Unfortunately, this continues to happen after a person is born again. Instructions that come from a new “sense” which is supposed to be the dominant sense, faith, are also blocked by these five senses. This is why we have to train our physical senses by the renewal of mind (Romans 12: 1-2). Without the renewal of mind or discipling of the flesh through fasting, the unbelief will be a permanent feature in a believer’s life and they will never experience any breakthroughs.
The training of the senses to agree with the Word comes by fasting. Fasting is faith-based instruction to the body which violates the body’s need for food to survive. When you tell your body by faith that today we are not going to eat, it will immediately violently complain because of fear of death. However, when you survive, the day, the body system will slowly start to believe this new commandment and centre called faith. With time your senses will get used to any faith instructions and thus allow the power of God to flow.
Fasting is one of the ways to exercise the senses and together with the Word, one is able to discern both good and evil (Hebrews 5:14). Discernment is a deeper level of knowledge which is beyond words. Spiritual maturity can be defined as the ability to switch from using common sense to exercising faith back and forth without allowing unbelief to creep in.
Similarly, when we pray, we talk to someone we have never physically seen, whom we will only see when we die but believe He is there and can hear us. Through prayer, our physical ears hear to open the way for us to hear the voice of God and respond to it.

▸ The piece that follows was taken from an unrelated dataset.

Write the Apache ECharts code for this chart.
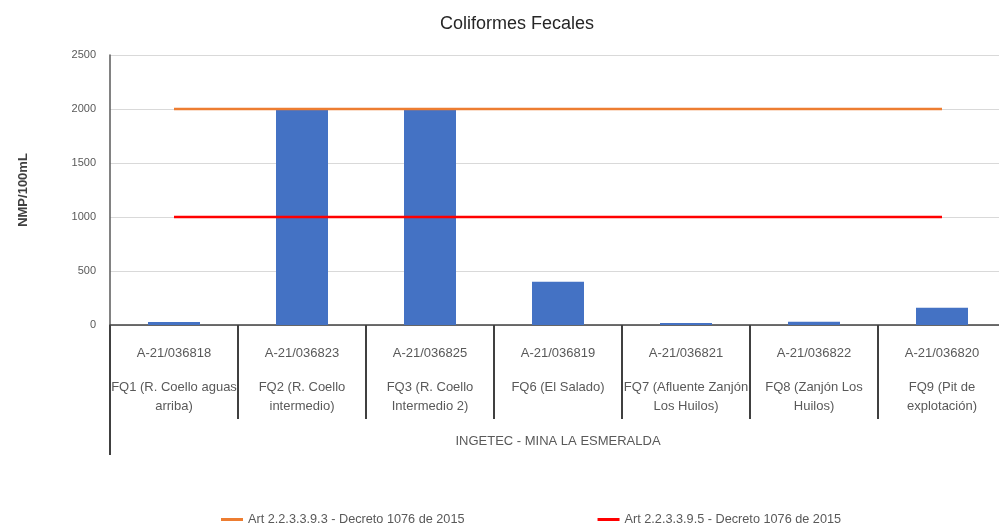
<!DOCTYPE html>
<html>
<head>
<meta charset="utf-8">
<script src="https://cdn.jsdelivr.net/npm/echarts@6/dist/echarts.min.js"></script>
<style>
  html, body { margin: 0; padding: 0; background: #fff; overflow: hidden; }
  /* the plot runs a few pixels past the right edge of the picture, as in the reference */
  #chart { width: 1006px; height: 526px; }
</style>
</head>
<body>
<div id="chart"></div>
<script>
// data
const sampleCodes = ['A-21/036818', 'A-21/036823', 'A-21/036825', 'A-21/036819', 'A-21/036821', 'A-21/036822', 'A-21/036820'];
const sampleNames = [
  'FQ1 (R. Coello aguas\narriba)',
  'FQ2 (R. Coello\nintermedio)',
  'FQ3 (R. Coello\nIntermedio 2)',
  'FQ6 (El Salado)',
  'FQ7 (Afluente Zanjón\nLos Huilos)',
  'FQ8 (Zanjón Los\nHuilos)',
  'FQ9 (Pit de\nexplotación)'
];
const groupLabel = ['INGETEC - MINA LA ESMERALDA'];
const coliformes = [28, 2000, 2000, 400, 18, 30, 160];
const limite9_3 = [2000, 2000, 2000, 2000, 2000, 2000, 2000];
const limite9_5 = [1000, 1000, 1000, 1000, 1000, 1000, 1000];
const yTicks = [0, 500, 1000, 1500, 2000, 2500];

const font = "'Liberation Sans Narrow', 'Liberation Sans', Arial, sans-serif";
const categories = sampleCodes.map((c, i) => c + '\n' + sampleNames[i]);

const chart = echarts.init(document.getElementById('chart'));
chart.setOption({
  animation: false,
  backgroundColor: '#fff',
  title: {
    text: 'Coliformes Fecales',
    left: 435,
    top: 10,
    textStyle: { fontFamily: font, fontSize: 18, fontWeight: 'normal', color: '#262626' }
  },
  legend: {
    top: 508,
    left: 216,
    itemGap: 133,
    itemWidth: 22,
    itemHeight: 3,
    icon: 'rect',
    textStyle: { fontFamily: font, fontSize: 12.7, color: '#595959' },
    data: ['Art 2.2.3.3.9.3 - Decreto 1076 de 2015', 'Art 2.2.3.3.9.5 - Decreto 1076 de 2015']
  },
  grid: { left: 110, top: 55, right: 0, height: 270 },
  xAxis: [{
    type: 'category',
    data: categories,
    position: 'bottom',
    axisLine: { show: true, lineStyle: { color: '#404040', width: 1.5 } },
    axisTick: { show: true, length: 94, lineStyle: { color: '#404040', width: 2 } },
    axisLabel: {
      interval: 0,
      margin: 37,
      formatter: function (v) {
        const i = v.indexOf('\n');
        return '{a|' + v.slice(0, i) + '}\n{b|' + v.slice(i + 1).split('\n').join('}\n{b|') + '}';
      },
      rich: {
        a: { fontFamily: font, fontSize: 13, color: '#595959', lineHeight: 16, padding: [0, 0, 34, 0] },
        b: { fontFamily: font, fontSize: 13, color: '#595959', lineHeight: 19 }
      }
    }
  }, {
    type: 'category',
    data: groupLabel,
    position: 'bottom',
    offset: 0,
    axisLine: { show: false },
    axisTick: { show: true, length: 130, lineStyle: { color: '#404040', width: 2 } },
    axisLabel: { margin: 110, fontFamily: font, fontSize: 13, color: '#595959' }
  }],
  yAxis: {
    type: 'value',
    min: yTicks[0],
    max: yTicks[yTicks.length - 1],
    interval: 500,
    name: 'NMP/100mL',
    nameLocation: 'middle',
    nameGap: 80,
    nameTextStyle: { fontFamily: font, fontSize: 13, fontWeight: 'bold', color: '#404040' },
    axisLine: { show: true, lineStyle: { color: '#595959', width: 1.5 } },
    axisTick: { show: false },
    axisLabel: { fontFamily: font, fontSize: 11, color: '#595959', margin: 14, formatter: v => String(v) },
    splitLine: { lineStyle: { color: '#d9d9d9' } }
  },
  series: [{
    name: 'Coliformes Fecales',
    type: 'bar',
    data: coliformes,
    barWidth: 52,
    itemStyle: { color: '#4472C4' }
  }, {
    name: 'Art 2.2.3.3.9.3 - Decreto 1076 de 2015',
    type: 'line',
    data: limite9_3,
    symbol: 'none',
    lineStyle: { color: '#ED7D31', width: 2.5 },
    itemStyle: { color: '#ED7D31' }
  }, {
    name: 'Art 2.2.3.3.9.5 - Decreto 1076 de 2015',
    type: 'line',
    data: limite9_5,
    symbol: 'none',
    lineStyle: { color: '#FF0000', width: 2.5 },
    itemStyle: { color: '#FF0000' }
  }]
});
</script>
</body>
</html>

In closing I believe below are the wrong views about fasting:
Seeking acceptance or love from God. God loved you while you were still a sinner (Romans 5:8) so there is nothing more you can do for God to love you more. It is not about works. We are saved by grace through faith not works lest someone boasts.
Secondly, begging or to pressure God to move. God is not stuck so your fasting will never move Him.
Thirdly, thinking that when you fast, you impress God and only then will He respond to “your works of fasting”. God has already given you everything you desire in life (2 Peter 1:3). Your faith is positive response to what He has already done for you. There is nothing new He is going to do because you have fasted.
Fasting is not only good for our health, it also helps to sharpen our spiritual focus.